Like Oshima Ramen, Yan-Kee Noodle suffers from a less than ideal location (and also has no liquor license). The problem here is access: Heading west on Alameda Avenue just past Broadway, you don't notice Yan-Kee's sign until you're already passing it. And even once you've turned around and pulled into the small shopping area, the parking spaces reserved for Yan-Kee customers are likely to be occupied by people heading to the businesses located on either side of Lam's storefront eatery. Would-be diners aren't the only ones irritated by the situation; it's been a major source of frustration for Lam, whose Aurora outlet may not have the best address, but does have plenty of parking.
Still, it's worth any amount of effort to eat at Yan-Kee. While Lam mans the wok, his sister, Sophie, runs the register and takes care of the dining area, a small room packed with gleaming metal tables and chairs that look out into that dreaded parking lot. But the food quickly diverts your attention. We started with a few appetizers, including Lam's signature emerald chicken dumplings ($3.25), four bright-green crescents --spinach contributes the color -- filled with oniony chicken and served with Lam's garlic-packed nuoc cham. The sauce that comes with the Vietnamese egg rolls ($3) is also something special: a pineapple-packed elixir that's good enough to eat with a spoon but is also heavenly on the crispy-shelled, golden-fried packages stuffed with chicken and onions.

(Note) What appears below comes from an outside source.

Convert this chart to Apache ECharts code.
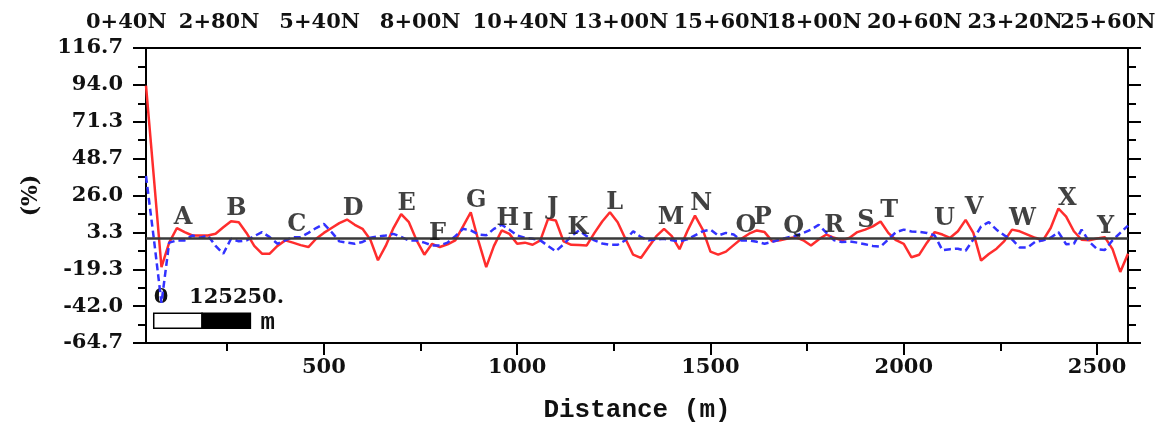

Lam's Vietnamese-style noodle bowls have no broth; they focus more on meats and other ingredients. But there's always a sauce on the side, and the restaurant offers many bottles of other sauces that you can use to doctor your dish. The special Yankee noodles ($5.95) featured wok-tossed fat rice noodles in a rich brown sauce sweetened with tomatoes and pineapples, with many tender chunks of beef piled on top. The Saigon noodles ($5.95) starred noodles made out of corn and potatoes, wok-tossed with medium-to-large shrimp perfectly coated with a spicy garlic sauce.
In addition to the noodle bowls, this Lam outlet also offers rice bowls and soups. The chicken bowl ($4.95) paired beautifully steamed jasmine rice with either a slightly sweet, thin ginger-soy sauce (my favorite) or a thick, curry-packed peanut sauce. More chicken taste permeated the soup ($5.25 for chicken, $5.95 for shrimp or a combination of both), a light broth that was paler and less intense than Oshima's but still packed a flavor punch -- as well as lots of freshly made egg noodles. Yan-Kee serves up less liquid assets, too, including succulent orange beef ($7.50): big chunks of tender meat encased in a thick, crunchy shell, all heavily slicked with a sweet citrus sauce that stayed soft rather than turning into an Asian version of a candied apple as it cooled.
With these two modest eateries, both Oshima and Lam demonstrate that they know how to use their noodles. If you're on a quest for the perfect noodle -- or just a perfectly great-tasting bargain-priced meal -- Oshima Ramen and Yan-Kee Noodle will bowl you over.